** START **
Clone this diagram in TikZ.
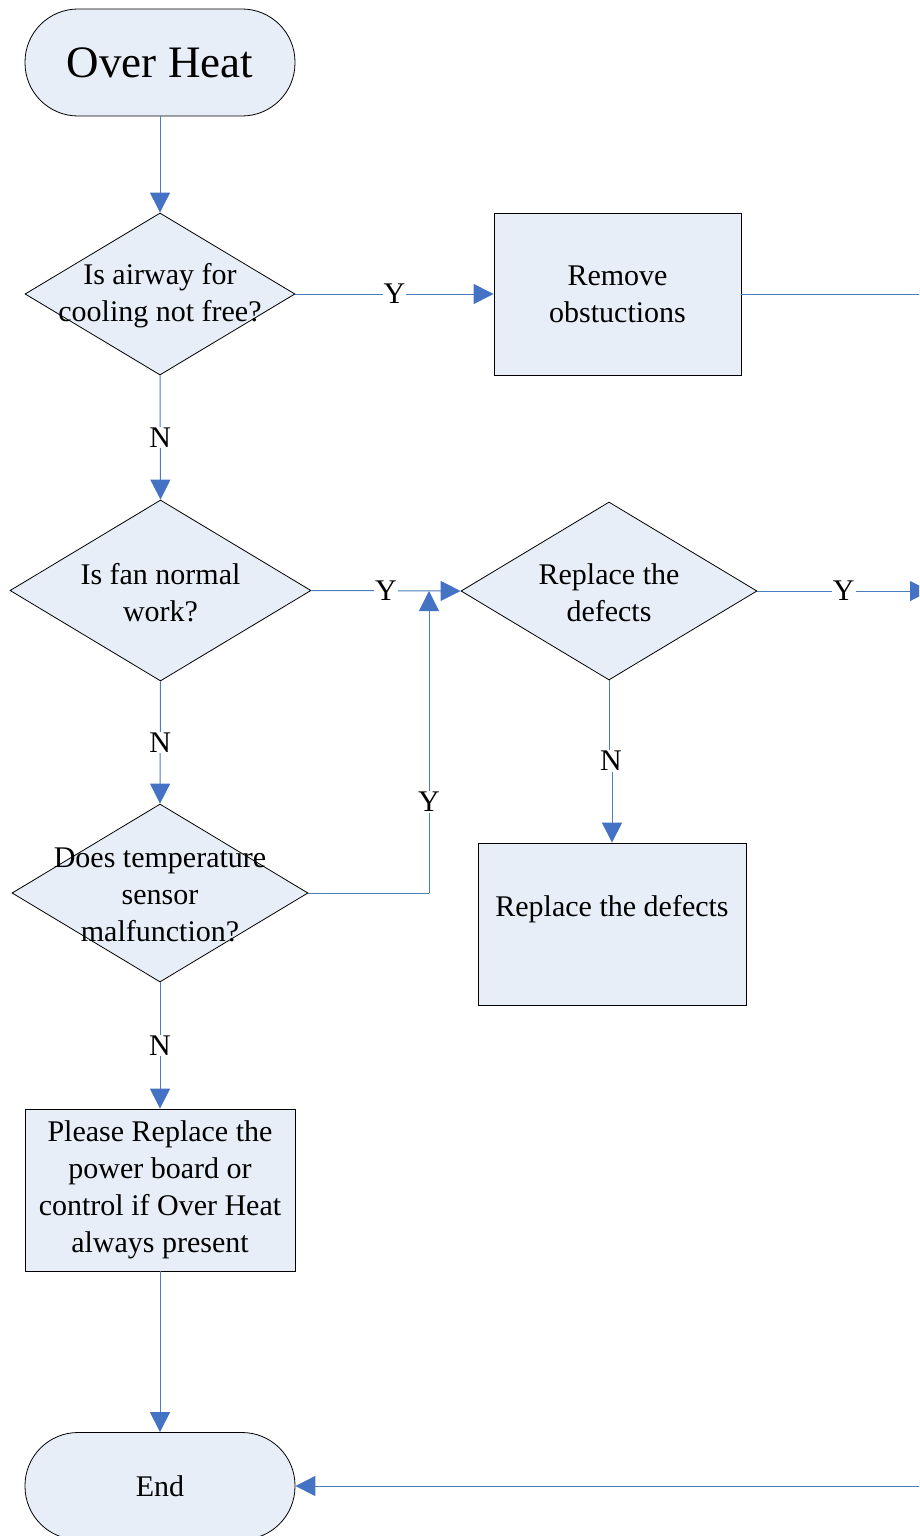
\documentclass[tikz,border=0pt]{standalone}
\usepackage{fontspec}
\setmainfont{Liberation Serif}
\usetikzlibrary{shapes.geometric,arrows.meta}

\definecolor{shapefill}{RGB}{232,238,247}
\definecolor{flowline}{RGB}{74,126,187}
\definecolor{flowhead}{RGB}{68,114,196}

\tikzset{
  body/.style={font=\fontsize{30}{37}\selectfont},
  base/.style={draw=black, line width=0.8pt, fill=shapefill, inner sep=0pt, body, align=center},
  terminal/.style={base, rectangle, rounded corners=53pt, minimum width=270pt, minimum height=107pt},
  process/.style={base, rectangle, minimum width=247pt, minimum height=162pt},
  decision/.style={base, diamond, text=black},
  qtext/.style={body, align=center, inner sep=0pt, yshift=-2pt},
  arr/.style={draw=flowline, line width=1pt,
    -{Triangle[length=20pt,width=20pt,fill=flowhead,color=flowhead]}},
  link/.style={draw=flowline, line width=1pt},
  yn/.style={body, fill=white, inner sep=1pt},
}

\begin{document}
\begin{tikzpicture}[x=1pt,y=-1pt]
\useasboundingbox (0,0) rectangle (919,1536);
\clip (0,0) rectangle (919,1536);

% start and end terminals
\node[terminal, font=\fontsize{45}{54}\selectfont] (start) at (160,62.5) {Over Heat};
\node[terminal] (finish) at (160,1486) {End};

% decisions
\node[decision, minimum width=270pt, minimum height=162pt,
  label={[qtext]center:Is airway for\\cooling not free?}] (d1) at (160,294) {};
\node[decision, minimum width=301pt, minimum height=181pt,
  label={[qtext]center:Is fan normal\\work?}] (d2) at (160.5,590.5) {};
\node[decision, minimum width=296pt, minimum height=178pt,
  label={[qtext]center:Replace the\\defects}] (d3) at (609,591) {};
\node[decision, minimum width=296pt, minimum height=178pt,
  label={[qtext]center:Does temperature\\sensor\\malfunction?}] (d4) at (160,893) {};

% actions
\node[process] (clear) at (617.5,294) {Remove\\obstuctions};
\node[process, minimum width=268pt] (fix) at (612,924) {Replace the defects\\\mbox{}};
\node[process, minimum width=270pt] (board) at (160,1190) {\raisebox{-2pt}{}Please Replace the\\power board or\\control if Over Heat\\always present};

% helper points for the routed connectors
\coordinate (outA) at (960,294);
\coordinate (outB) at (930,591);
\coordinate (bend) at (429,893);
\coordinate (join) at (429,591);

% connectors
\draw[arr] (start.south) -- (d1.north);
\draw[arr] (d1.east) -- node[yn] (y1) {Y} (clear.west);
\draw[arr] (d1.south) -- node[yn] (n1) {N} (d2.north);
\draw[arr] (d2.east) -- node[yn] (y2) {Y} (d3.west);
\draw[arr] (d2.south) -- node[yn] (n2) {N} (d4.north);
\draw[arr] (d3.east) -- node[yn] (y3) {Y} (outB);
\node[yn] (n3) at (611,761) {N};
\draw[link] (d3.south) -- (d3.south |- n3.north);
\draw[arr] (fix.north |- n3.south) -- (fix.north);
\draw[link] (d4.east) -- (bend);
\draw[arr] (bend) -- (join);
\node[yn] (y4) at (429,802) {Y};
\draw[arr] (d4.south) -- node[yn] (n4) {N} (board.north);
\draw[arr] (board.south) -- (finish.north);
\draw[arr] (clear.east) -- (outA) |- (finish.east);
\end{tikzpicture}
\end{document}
** END **
§ Task directions: Leave out the pictures and transcribe everything else exactly.

§ Answer to this exercise:
Clone this diagram in TikZ.
\documentclass[tikz,border=0pt]{standalone}
\usepackage{fontspec}
\setmainfont{Liberation Serif}
\usetikzlibrary{shapes.geometric,arrows.meta}

\definecolor{shapefill}{RGB}{232,238,247}
\definecolor{flowline}{RGB}{74,126,187}
\definecolor{flowhead}{RGB}{68,114,196}

\tikzset{
  body/.style={font=\fontsize{30}{37}\selectfont},
  base/.style={draw=black, line width=0.8pt, fill=shapefill, inner sep=0pt, body, align=center},
  terminal/.style={base, rectangle, rounded corners=53pt, minimum width=270pt, minimum height=107pt},
  process/.style={base, rectangle, minimum width=247pt, minimum height=162pt},
  decision/.style={base, diamond, text=black},
  qtext/.style={body, align=center, inner sep=0pt, yshift=-2pt},
  arr/.style={draw=flowline, line width=1pt,
    -{Triangle[length=20pt,width=20pt,fill=flowhead,color=flowhead]}},
  link/.style={draw=flowline, line width=1pt},
  yn/.style={body, fill=white, inner sep=1pt},
}

\begin{document}
\begin{tikzpicture}[x=1pt,y=-1pt]
\useasboundingbox (0,0) rectangle (919,1536);
\clip (0,0) rectangle (919,1536);

% start and end terminals
\node[terminal, font=\fontsize{45}{54}\selectfont] (start) at (160,62.5) {Over Heat};
\node[terminal] (finish) at (160,1486) {End};

% decisions
\node[decision, minimum width=270pt, minimum height=162pt,
  label={[qtext]center:Is airway for\\cooling not free?}] (d1) at (160,294) {};
\node[decision, minimum width=301pt, minimum height=181pt,
  label={[qtext]center:Is fan normal\\work?}] (d2) at (160.5,590.5) {};
\node[decision, minimum width=296pt, minimum height=178pt,
  label={[qtext]center:Replace the\\defects}] (d3) at (609,591) {};
\node[decision, minimum width=296pt, minimum height=178pt,
  label={[qtext]center:Does temperature\\sensor\\malfunction?}] (d4) at (160,893) {};

% actions
\node[process] (clear) at (617.5,294) {Remove\\obstuctions};
\node[process, minimum width=268pt] (fix) at (612,924) {Replace the defects\\\mbox{}};
\node[process, minimum width=270pt] (board) at (160,1190) {\raisebox{-2pt}{}Please Replace the\\power board or\\control if Over Heat\\always present};

% helper points for the routed connectors
\coordinate (outA) at (960,294);
\coordinate (outB) at (930,591);
\coordinate (bend) at (429,893);
\coordinate (join) at (429,591);

% connectors
\draw[arr] (start.south) -- (d1.north);
\draw[arr] (d1.east) -- node[yn] (y1) {Y} (clear.west);
\draw[arr] (d1.south) -- node[yn] (n1) {N} (d2.north);
\draw[arr] (d2.east) -- node[yn] (y2) {Y} (d3.west);
\draw[arr] (d2.south) -- node[yn] (n2) {N} (d4.north);
\draw[arr] (d3.east) -- node[yn] (y3) {Y} (outB);
\node[yn] (n3) at (611,761) {N};
\draw[link] (d3.south) -- (d3.south |- n3.north);
\draw[arr] (fix.north |- n3.south) -- (fix.north);
\draw[link] (d4.east) -- (bend);
\draw[arr] (bend) -- (join);
\node[yn] (y4) at (429,802) {Y};
\draw[arr] (d4.south) -- node[yn] (n4) {N} (board.north);
\draw[arr] (board.south) -- (finish.north);
\draw[arr] (clear.east) -- (outA) |- (finish.east);
\end{tikzpicture}
\end{document}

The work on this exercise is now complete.